In female mice and rats, inorganic arsenic suppresses ovarian steroidogenesis, prolongs diestrus, and degenerates ovarian follicular and uterine cells. It also increases meiotic aberrations in oocytes, and decreases cleavage and pre implantation development (Chattopadhyay et al., 2001; Navarro et al., 2004; Zhang et al., 2000).  

- Female Wistar rats gavaged with 10 mL of 0.4 ppm sodium arsenite daily for 28 days, causes uterine and ovarian toxicity, prolonged diestrous (due to low estradiol), decreased relative ovarian and uterine weights and affects the neuroendocrine regulation of female sex hormones (decreased LH, FSH, and estradiol). Decreased FSH level may contribute to the degeneration of ovarian follicles. It also causes uterine cell degeneration may be due to low ovarian estradiol and/or increased production of reactive oxygen species after arsenic treatment. The primary cause of AsIIItoxicity in the female reproductive system could be arsenic induced changes in the levels of catecholamines in the brain, which lowers gonadotrophin synthesis and secretion (Chattopadhyay et al., 2001, 2003).  

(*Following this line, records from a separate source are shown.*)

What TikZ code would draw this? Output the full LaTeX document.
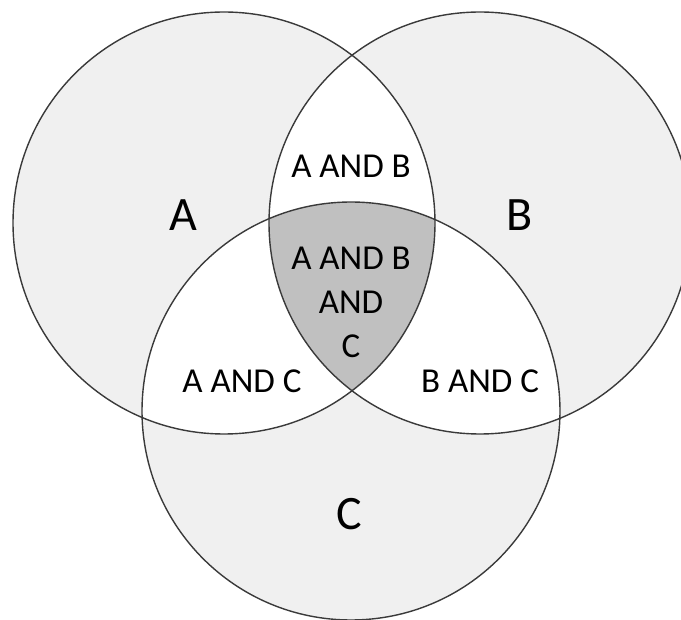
\documentclass[tikz,border=0pt]{standalone}
\usepackage{fontspec}
\setmainfont{Carlito}
\definecolor{setfill}{HTML}{F0F0F0}
\definecolor{corefill}{HTML}{C0C0C0}
\definecolor{edge}{HTML}{3A3A3A}
\begin{document}
\begin{tikzpicture}[x=1pt,y=-1pt,
  ring/.style={draw=edge,line width=1.4pt},
  small/.style={font=\fontsize{35}{44}\selectfont,align=center,inner sep=0pt},
  big/.style={font=\fontsize{48}{50}\selectfont,inner sep=0pt}]
\useasboundingbox (0,0) rectangle (681,620);
\coordinate (ca) at (224,223);
\coordinate (cb) at (480,223);
\coordinate (cc) at (351,411);
% base fills
\fill[setfill] (ca) circle (211pt);
\fill[setfill] (cb) circle (211pt);
\fill[setfill] (cc) circle (209pt);
% pairwise intersections white
\begin{scope}
  \clip (ca) circle (211pt);
  \fill[white] (cb) circle (211pt);
  \fill[white] (cc) circle (209pt);
\end{scope}
\begin{scope}
  \clip (cb) circle (211pt);
  \fill[white] (cc) circle (209pt);
\end{scope}
% triple intersection
\begin{scope}
  \clip (ca) circle (211pt);
  \clip (cb) circle (211pt);
  \fill[corefill] (cc) circle (209pt);
\end{scope}
% outlines
\draw[ring] (ca) circle (211pt);
\draw[ring] (cb) circle (211pt);
\draw[ring] (cc) circle (209pt);
% labels
\node[big] (la) at (183,215) {A};
\node[big] (lb) at (520,215) {B};
\node[big] (lc) at (349,514) {C};
\node[small] (ab) at (351,166) {A AND B};
\node[small] (abc) at (351,302) {A AND B\\AND\\C};
\node[small] (ac) at (242,381) {A AND C};
\node[small] (bc) at (480,381) {B AND C};
\end{tikzpicture}
\end{document}
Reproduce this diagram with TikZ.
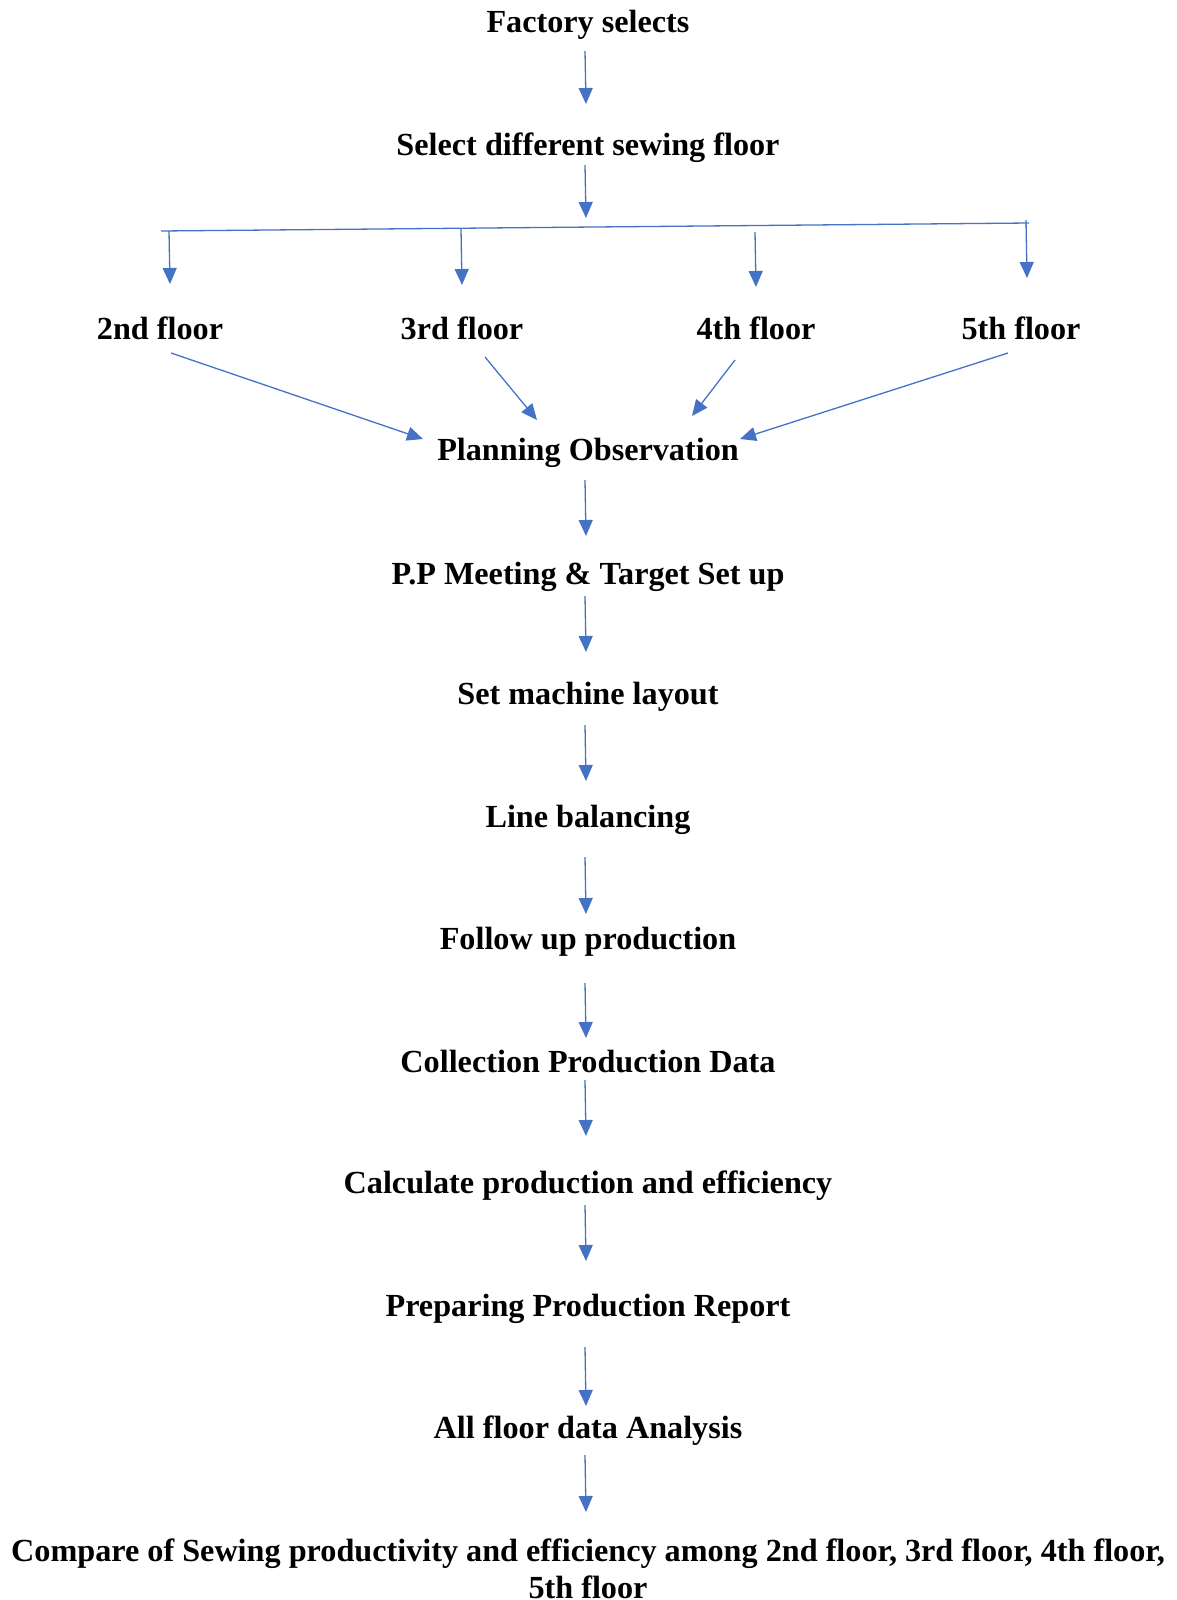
\documentclass[tikz,border=0pt]{standalone}
\usepackage{fontspec}
\setmainfont{Liberation Serif}
\usetikzlibrary{arrows.meta}
\definecolor{arr}{HTML}{4472C4}
\tikzset{
  lbl/.style={font=\bfseries\fontsize{32.2}{38}\selectfont, anchor=base, inner sep=0pt},
  conn/.style={draw=arr, line width=1.3pt, -{Triangle[width=14pt,length=16pt]}},
  barline/.style={draw=arr, line width=1.3pt}
}
\begin{document}
\begin{tikzpicture}[x=1pt,y=-1pt]
\useasboundingbox (0,0) rectangle (1177,1600);
% texts
\node[lbl] (t1) at (588,33) {Factory selects};
\node[lbl] (t2) at (588,155) {Select different sewing floor};
\node[lbl] (f2) at (160,339) {2nd floor};
\node[lbl] (f3) at (462,339) {3rd floor};
\node[lbl] (f4) at (756,339) {4th floor};
\node[lbl] (f5) at (1021,339) {5th floor};
\node[lbl] (t3) at (588,460) {Planning Observation};
\node[lbl] (t4) at (588,584) {P.P Meeting \& Target Set up};
\node[lbl] (t5) at (588,704) {Set machine layout};
\node[lbl] (t6) at (588,827) {Line balancing};
\node[lbl] (t7) at (588,949) {Follow up production};
\node[lbl] (t8) at (588,1072) {Collection Production Data};
\node[lbl] (t9) at (588,1193) {Calculate production and efficiency};
\node[lbl] (t10) at (588,1316) {Preparing Production Report};
\node[lbl] (t11) at (588,1438) {All floor data Analysis};
\node[lbl] (t12) at (588,1561) {Compare of Sewing productivity and efficiency among 2nd floor, 3rd floor, 4th floor,};
\node[lbl] (t13) at (588,1598) {5th floor};
% coordinates
\coordinate (a1s) at (585,51);  \coordinate (a1e) at (586,104);
\coordinate (a2s) at (585,165); \coordinate (a2e) at (586,218);
\coordinate (bl) at (161,231);  \coordinate (br) at (1029,223);
\coordinate (d2s) at (169,231); \coordinate (d2e) at (170,284);
\coordinate (d3s) at (461,229); \coordinate (d3e) at (462,285);
\coordinate (d4s) at (755,232); \coordinate (d4e) at (756,287);
\coordinate (d5s) at (1026,220); \coordinate (d5e) at (1027,278);
\coordinate (g2s) at (171,353); \coordinate (g2e) at (423,439);
\coordinate (g3s) at (485,357); \coordinate (g3e) at (537,420);
\coordinate (g4s) at (735,360); \coordinate (g4e) at (692,416);
\coordinate (g5s) at (1008,353); \coordinate (g5e) at (740,439);
\coordinate (v1s) at (585,480);  \coordinate (v1e) at (586,536);
\coordinate (v2s) at (585,596);  \coordinate (v2e) at (586,652);
\coordinate (v3s) at (585,725);  \coordinate (v3e) at (586,781);
\coordinate (v4s) at (585,857);  \coordinate (v4e) at (586,914);
\coordinate (v5s) at (585,983);  \coordinate (v5e) at (586,1038);
\coordinate (v6s) at (585,1080); \coordinate (v6e) at (586,1136);
\coordinate (v7s) at (585,1205); \coordinate (v7e) at (586,1261);
\coordinate (v8s) at (585,1347); \coordinate (v8e) at (586,1406);
\coordinate (v9s) at (585,1455); \coordinate (v9e) at (586,1512);
% connectors
\draw[conn] (a1s) -- (a1e);
\draw[conn] (a2s) -- (a2e);
\draw[barline] (bl) -- (br);
\draw[conn] (d2s) -- (d2e);
\draw[conn] (d3s) -- (d3e);
\draw[conn] (d4s) -- (d4e);
\draw[conn] (d5s) -- (d5e);
\draw[conn] (g2s) -- (g2e);
\draw[conn] (g3s) -- (g3e);
\draw[conn] (g4s) -- (g4e);
\draw[conn] (g5s) -- (g5e);
\draw[conn] (v1s) -- (v1e);
\draw[conn] (v2s) -- (v2e);
\draw[conn] (v3s) -- (v3e);
\draw[conn] (v4s) -- (v4e);
\draw[conn] (v5s) -- (v5e);
\draw[conn] (v6s) -- (v6e);
\draw[conn] (v7s) -- (v7e);
\draw[conn] (v8s) -- (v8e);
\draw[conn] (v9s) -- (v9e);
\end{tikzpicture}
\end{document}
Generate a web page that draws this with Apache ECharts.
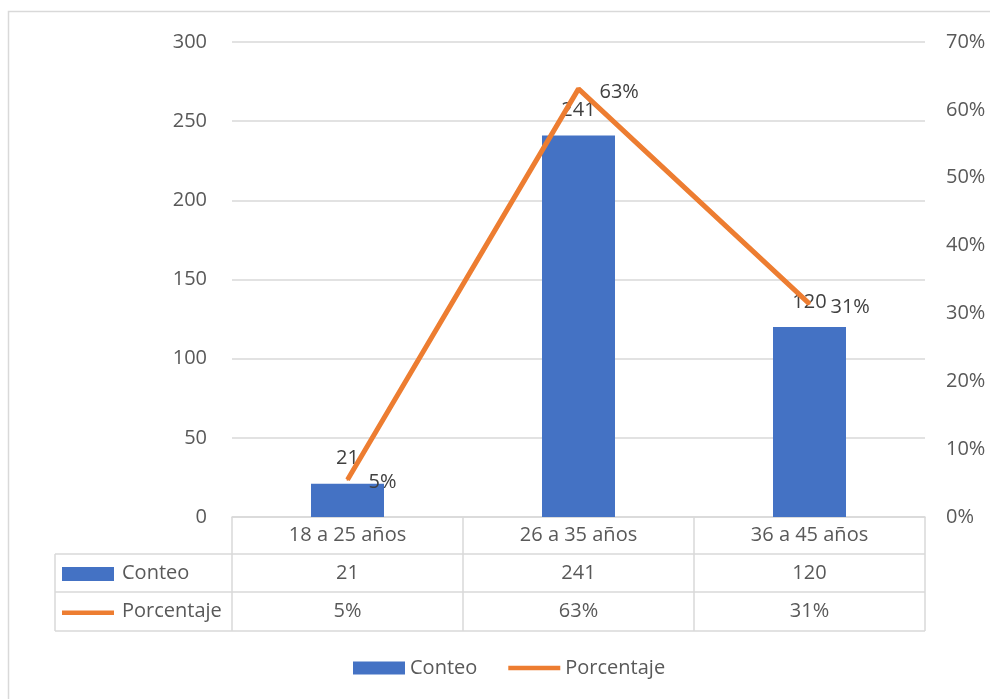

- Female CD-1 mice were injected with 0, 8, or 16 mg/kg sodium arsenite i.p. every 2 days for a total of 7 injections over 14 days followed by injections of equine and human chorionic gonadotrophins overlapping the end of AsIII treatment to induce superovulation. AsIII induces oocyte meiotic aberrations and could subsequently decrease oocyte fertilization, preimplantation development, and embryo viability. Some of these arsenic effects on oocytes were observed at 8 mg/kg, which was a previously established maternal no-observed-adverse-effect level (NOAEL) (Navarro et al., 2004).

Applicant's summary and conclusion

Conclusions:
In conclusion, exposure to inorganic arsenic and analogues via oral or intraperitoneal route has shown adverse effects on reproduction in mice and rats.
Executive summary:

A review article was published by Wang et al. (2006) describing the reproductive and developmental effects of arsenic and analogues. Exposure to inorganic arsenic and analogues through drinking water or by i.p. injection causes male reproductive toxicity by interfering spermatogenesis and lowering levels of testosterone and gonadotrophin. This suggested that arsenic may act on the brain or pituitary as well as directly on the germ cells. (Chinoy et al., 2004; Pant et al., 2001, 2004; Sarkar et al., 2003). In female mice and rats, inorganic arsenic suppresses ovarian steroidogenesis, prolongs diestrus, and degenerates ovarian follicular and uterine cells. It also increases meiotic aberrations in oocytes, and decreases cleavage and pre implantation development (Chattopadhyay et al., 2001; Navarro et al., 2004; Zhang et al., 2000).  

 

In conclusion, exposure to inorganic arsenic and analogues via oral or intraperitoneal route has shown adverse effects on reproduction in mice and rats.